__TASK INSTRUCTIONS__
Pictures excluded, return the lines below from the first through the line holding "0.111, 0.193, 0.319];".

------------------------------

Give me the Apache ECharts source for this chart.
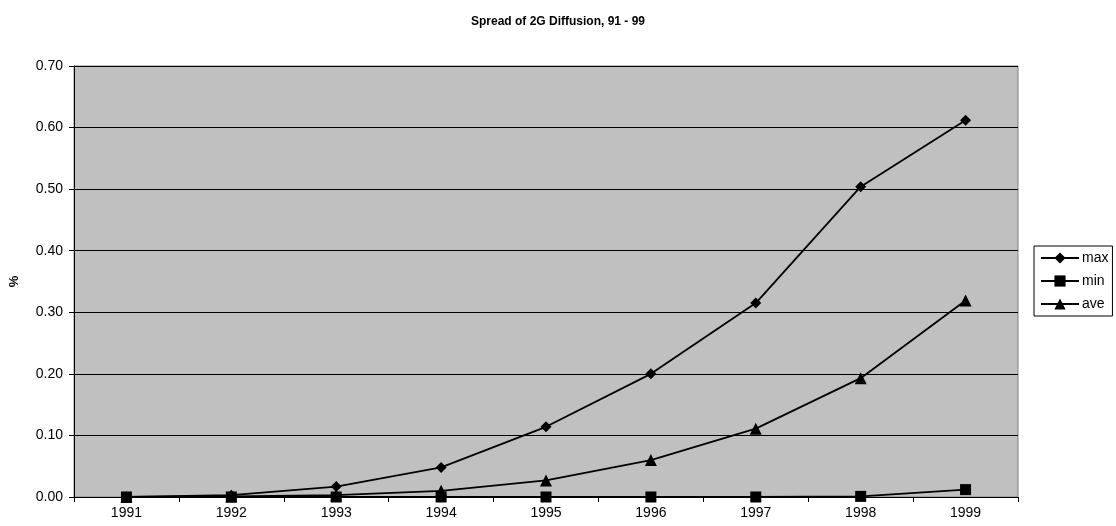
<!DOCTYPE html>
<html><head><meta charset="utf-8">
<script src="https://cdn.jsdelivr.net/npm/echarts@6/dist/echarts.min.js"></script>
<style>html,body{margin:0;padding:0;background:#fff}#c{width:1116px;height:526px}</style>
</head><body><div id="c"></div>
<script>
const years = ['1991','1992','1993','1994','1995','1996','1997','1998','1999'];
const maxVals = [0.000, 0.003, 0.017, 0.048, 0.114, 0.200, 0.315, 0.504, 0.612];
const minVals = [0.000, 0.000, 0.000, 0.000, 0.000, 0.000, 0.000, 0.001, 0.012];
const aveVals = [0.000, 0.001, 0.003, 0.010, 0.027, 0.060, 0.111, 0.193, 0.319];

const font = '"Liberation Sans", Arial, sans-serif';
const chart = echarts.init(document.getElementById('c'));
function ser(name, data, symbol, size) {
  return {name, type:'line', data, symbol, symbolSize:size, showAllSymbol:true,
    lineStyle:{color:'#000', width:1.8}, itemStyle:{color:'#000'}, z: 3};
}
chart.setOption({
  animation:false,
  backgroundColor:'#fff',
  title:{text:'Spread of 2G Diffusion, 91 - 99', left:'center', top:11,
    textStyle:{fontFamily:font, fontSize:12, fontWeight:'bold', color:'#000'}},
  grid:{left:74, right:98, top:66, bottom:29, containLabel:false, outerBoundsMode:'none',
    show:true, backgroundColor:'#c0c0c0', borderColor:'#808080', borderWidth:1},
  legend:{orient:'vertical', left:1034, top:246, itemWidth:38, itemHeight:14, itemGap:9,
    padding:[5,4,5,6], borderColor:'#000', borderWidth:1, backgroundColor:'#fff',
    textStyle:{fontFamily:font, fontSize:14, color:'#000', padding:[0,0,0,-2]},
    data:['max','min','ave']},
  xAxis:{type:'category', data:years, boundaryGap:true,
    axisLine:{lineStyle:{color:'#000', width:1}},
    axisTick:{show:true, length:5, lineStyle:{color:'#000'}},
    axisLabel:{fontFamily:font, fontSize:14, color:'#000', margin:9},
    splitLine:{show:false}},
  yAxis:{type:'value', min:0, max:0.7, interval:0.1, name:'%', nameLocation:'middle', nameGap:53, nameRotate:90,
    nameTextStyle:{fontFamily:font, fontSize:13, fontWeight:'bold', color:'#000'},
    axisLine:{show:true, lineStyle:{color:'#000', width:1}},
    axisTick:{show:true, length:5, lineStyle:{color:'#000'}},
    axisLabel:{fontFamily:font, fontSize:14, color:'#000', margin:11, formatter:v=>v.toFixed(2)},
    splitLine:{show:true, lineStyle:{color:'#000', width:1}}},
  series:[ser('max', maxVals, 'diamond', 11), ser('min', minVals, 'rect', 11), ser('ave', aveVals, 'triangle', 12)]
});
</script></body></html>
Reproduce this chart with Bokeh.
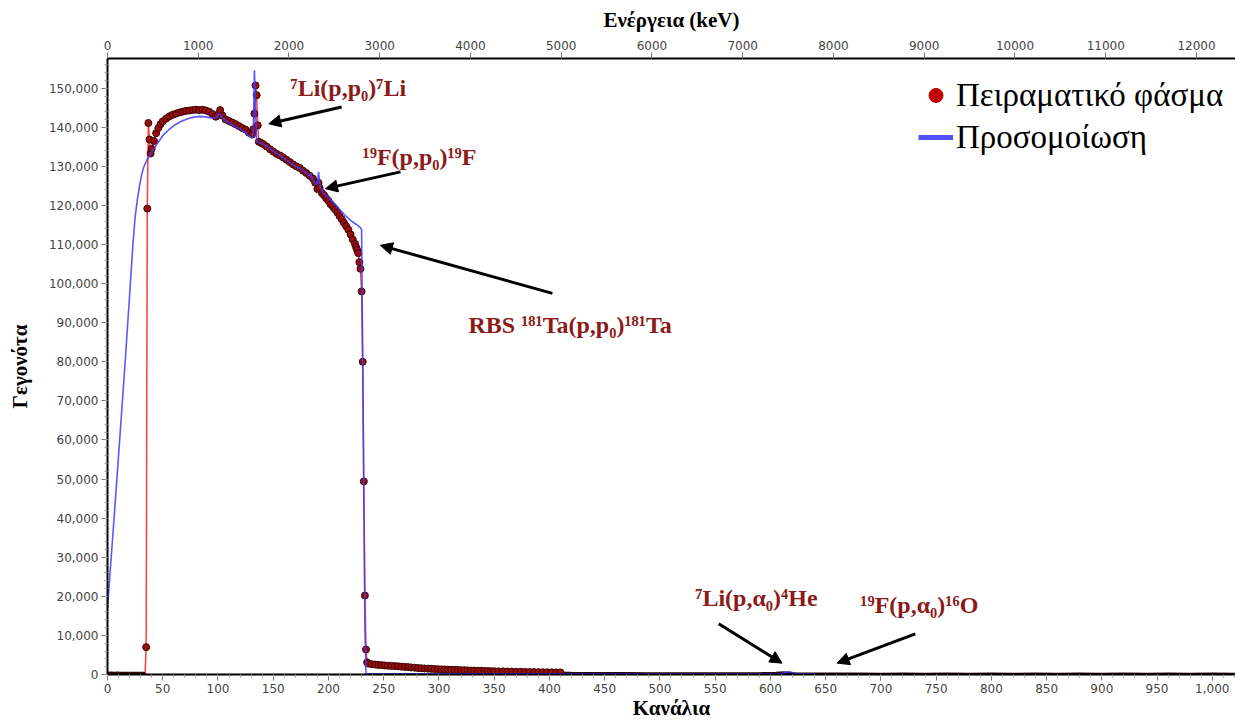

------------------------------

__TASK RESULT__
Give me the Apache ECharts source for this chart.
<!DOCTYPE html>
<html><head><meta charset="utf-8">
<script src="https://cdn.jsdelivr.net/npm/echarts@6/dist/echarts.min.js"></script>
<style>html,body{margin:0;padding:0;background:#fff}#c{width:1116px;height:526px}</style>
</head><body><div id="c"></div>
<script>
const years = ['1991','1992','1993','1994','1995','1996','1997','1998','1999'];
const maxVals = [0.000, 0.003, 0.017, 0.048, 0.114, 0.200, 0.315, 0.504, 0.612];
const minVals = [0.000, 0.000, 0.000, 0.000, 0.000, 0.000, 0.000, 0.001, 0.012];
const aveVals = [0.000, 0.001, 0.003, 0.010, 0.027, 0.060, 0.111, 0.193, 0.319];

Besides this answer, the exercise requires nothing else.